Bir kız çocuğunun potansiyelini keşfetme öyküsü
Gelelim kitabın hikâyesine... Bu kitap aslında Ara ismindeki küçük bir kız çocuğunun potansiyelini keşfetme öyküsü. İpek Konak'ın rengarenk çizimleri kitabın özgün dili ve macera dolu anlatımı ile bütünleşmiş.
Her şey gökyüzündeki bütün yıldızları saymak için insansı robotu DiDi'yi programlanmak isteyen Ara'nın İnovasyon Merkezi'ni ziyaret etmesiyle başlıyor. Bu vesileyle Google'ın fantastik dünyasına adım atan Ara, teknoloji öncüsü dört kadın mühendisten yardım alarak hem büyük problemleri çözebileceği algoritmayı hem de cesareti, yaratıcılığı ve iş birliğini keşfediyor.
Ara, çıktığı yolculuk boyunca farklı aşamalardan geçerek, her adımda kendisine yardımcı olacak ve problem çözmesinde ona el uzatacak yeni isimlerle bir araya geliyor. İlk tanıştığı isim Veri Merkezi'nden Kripa (Kripa Krishnan), bu sayede önce adım adım plan çıkartırken ne gibi sorulara yanıt vermesi gerektiğini öğreniyor. Ardından Düşünce Laboratuvarı'nda büyük problemler üzerine kafa yoran Parisa (Parisa Tabriz) ile tanışıyor ve bu soruların çözümlerini irdelemeye başlıyor, bu sayede algoritma sistemi ile tanışıyor.
Sonrasında karşısına çıkan Kodlama Amiri Diane (Diane Tang) sayesinde kod yazmanın ne olduğunu ve nasıl yapıldığını keşfediyor. Son olaraksa Sorun Giderici Marian'ın (Marian Croak) kapısını çalıyor. Çünkü her zaman için bir aksaklık yaşanma ihtimali var fakat bu başarısız olunduğu anlamına gelmez.
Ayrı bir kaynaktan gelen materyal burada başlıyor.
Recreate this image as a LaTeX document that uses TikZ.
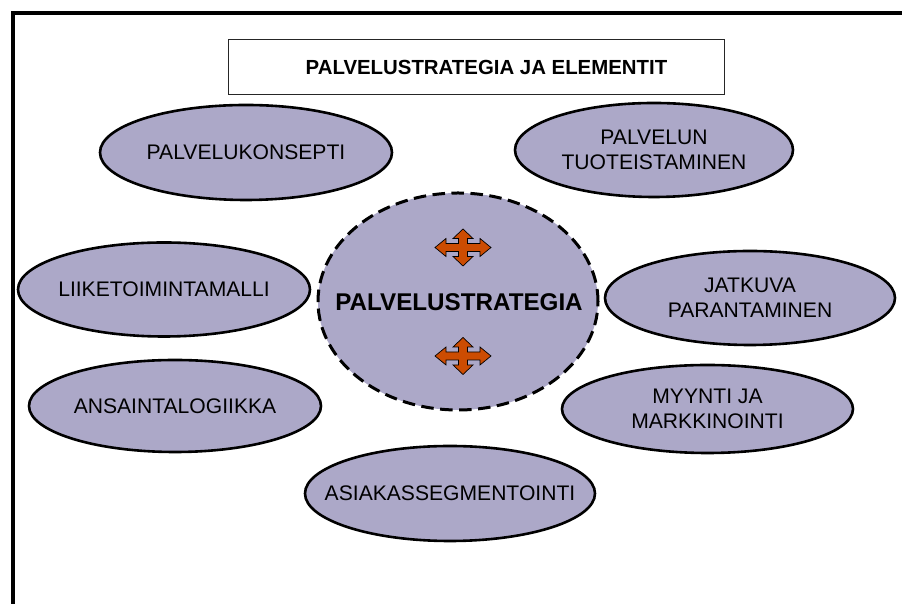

Burada bahsi geçen isimlerin hepsi aynı zamanda Google'ın mühendisleri. Ve Google'da üstlendikleri sorumlulukları ve işlerinin neler olduğunu çocuk okurlarının anlayabilecekleri en yalın haliyle anlatıyor olmaları kitabın alametifarikası denebilir. Her kadın mühendisin geleceğin mühendislerine farklı mesajları var. Bunlar ise sırasıyla "Asla merak etmeyi bırakma", "Adım adım ilerle", "Denemeye devam et" ve "Neleri iyileştirebileceğini düşün."